On April 28, 2023, USCIS released the highly anticipated numbers relating to this year’s H-1B cap registration held in March. Considering the low acceptance rate reported by most employers, it was expected that USCIS received many more registrations this year than last. However, it was not expected that USCIS would include within its announcement allegations of potential misconduct on behalf of some companies submitting H-1B lottery registrations.
Specifically, USCIS received 780,884 total H-1B lottery registrations for FY 2024, compared to 483,927 for FY 2023. Of the total registrations, 408,891 (more than half) were eligible registrations for beneficiaries with multiple eligible registrations, compared to last year’s 165,180. USCIS attributes the significant increase in registrations to several dozen small technology companies that submitted multiple registrations for the same 96,000 individuals, an act USCIS has asserted was inappropriate collusion between the companies: “Based on evidence from the FY 2023 and FY 2024 H-1B cap seasons, USCIS has already undertaken extensive fraud investigations, denied and revoked petitions accordingly, and is in the process of initiating law enforcement referrals for criminal prosecution.” USCIS continued, “USCIS is committed to implementing the law and helping meet the ever-changing needs of the U.S. labor market.

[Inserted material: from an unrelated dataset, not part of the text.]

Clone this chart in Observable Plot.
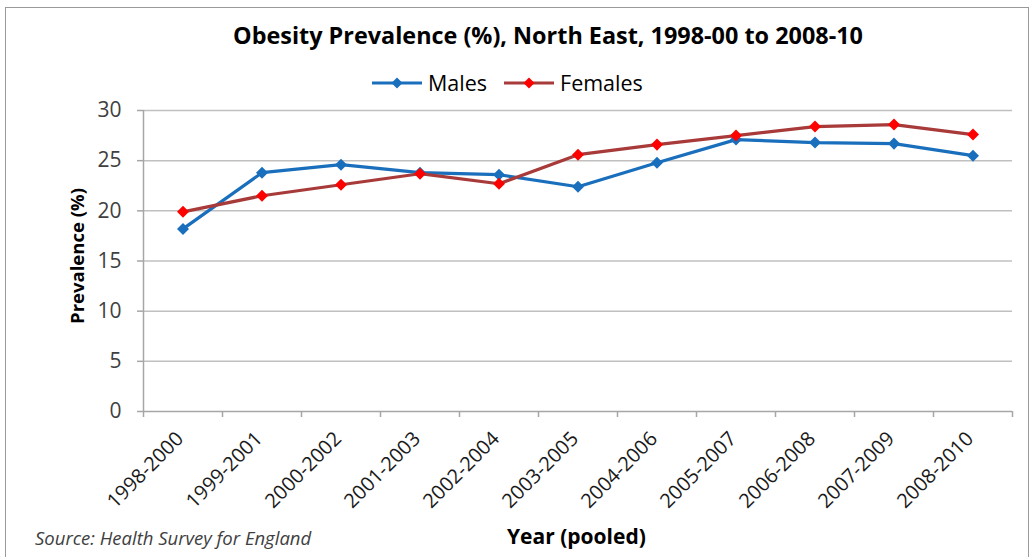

We are working on an upcoming H-1B modernization rule that will propose, among other improvements, bolstering the H-1B registration process to reduce the possibility of misuse and fraud in the H-1B registration system.”
The electronic H-1B cap registration program was initially implemented for FY 2021 as a solution to the countless hours and money that employers and their agents spent preparing voluminous filings increasingly only accepted by USCIS within a work-week window. For at least five years prior to FY 2021, the H-1B cap was reached within the first five business days of April, leaving employers and their attorneys spending the months of January, February, and March in a mad dash to ensure their filings were ready for filing on April 1; filings that had significant potential of being returned after not being selected in USCIS’ paper-based lottery system.
Given this most recent outcome, Congress should note that another USCIS program has significant flaws and act to reform U.S. immigration laws. Without change, the United States may well find itself lacking qualified, willing workers in many industries.